Last summer I was going through my Secret Lair box trying to figure out which ones I actually used and which were just sitting there. I had a stack of the original Secretversary cards from 2020 that I’d never sleeved or played. Beautiful art. Zero deck appearances. I sold most of them off and recovered maybe 40% of what I’d originally paid, which was fair given they’d been sitting in a binder for four years doing nothing.

So yeah. Secret Lairs. I keep buying them. I keep regretting some and loving others. The pattern I’ve finally clocked is that the ones I love are the ones I actually shuffle, and the ones I regret are the ones I bought “for the collection.” You’d think after a decade of this I’d have learned. I haven’t.

That’s the thing I try to remember now when these announcements come down. Do I want to play with the cards or do I want to own the art? Both are valid reasons, but only one survives a proper value audit.

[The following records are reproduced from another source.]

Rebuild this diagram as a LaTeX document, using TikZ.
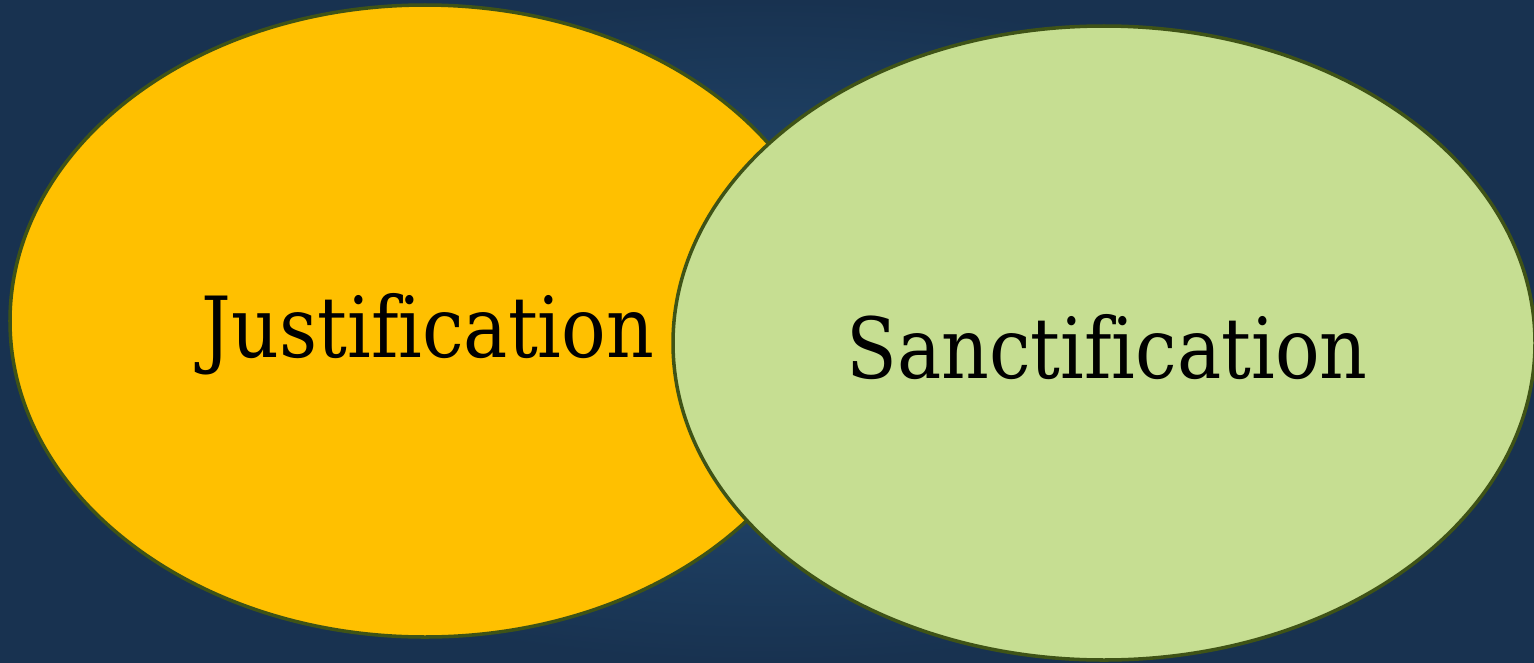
\documentclass[tikz,border=0pt]{standalone}
\usepackage{fontspec}
\setmainfont{DejaVu Serif}[Ligatures=NoCommon]
\usetikzlibrary{shapes.geometric}

\begin{document}
\begin{tikzpicture}
    \definecolor{venn_bg}{RGB}{24,50,80}
    \definecolor{venn_bgin}{RGB}{38,82,124}
    \definecolor{venn_just}{RGB}{255,192,0}
    \definecolor{venn_sanct}{RGB}{198,222,146}
    \definecolor{venn_line}{RGB}{63,83,22}
    \fill[inner color=venn_bgin,outer color=venn_bg] (0,0) rectangle (30.68,-13.24);
    \useasboundingbox (0,0) rectangle (30.68,-13.24);
    \node[shape=ellipse,draw=venn_line,line width=2pt,fill=venn_just,minimum width=16.6cm,minimum height=12.64cm]   (just)  at (8.5,-6.42) {};
    \node[shape=ellipse,draw=venn_line,line width=2pt,fill=venn_sanct,minimum width=17.24cm,minimum height=12.68cm] (sanct) at (22.08,-6.86) {};
    \node[anchor=base,xscale=0.88,transform shape,font=\fontsize{48}{58}\selectfont] (justlbl)  at (8.56,-7.14) {Justification};
    \node[anchor=base,xscale=0.88,transform shape,font=\fontsize{48}{58}\selectfont] (sanctlbl) at (22.14,-7.56) {Sanctification};
\end{tikzpicture}
\end{document}
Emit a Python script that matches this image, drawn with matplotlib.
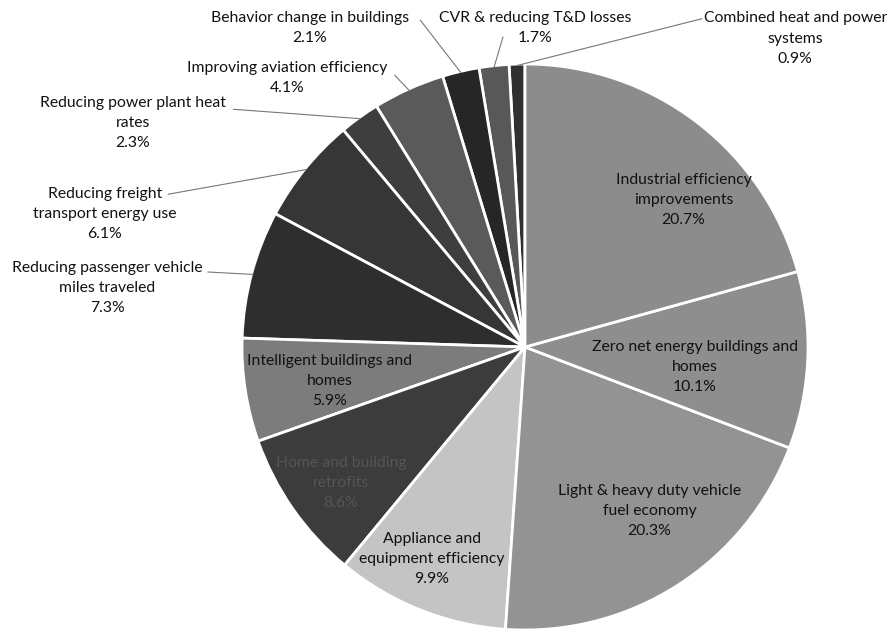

If you’re buying Garfield for play purposes, sleeve it up and put it in a cat deck, Motivationally Challenged is the buy. If you’re buying because Garfield is your guy, then all three. If you’re buying as a value play, just grab the singles when the prices settle in October. The same advice probably applies to the Goblin Storm SL and most of the other reprint-only drops from this year.

I’m probably getting Motivationally Challenged. Maybe Our Only Thought Is to Entertain You if the marinara Molten Collapse hits right in person. As Intended I’ll skip and grab the Counterspell as a single if I ever spot one cheap. That’s the plan. Ask me again on June 15 at 9am PT when I’m in the pre-queue and my judgment goes out the window.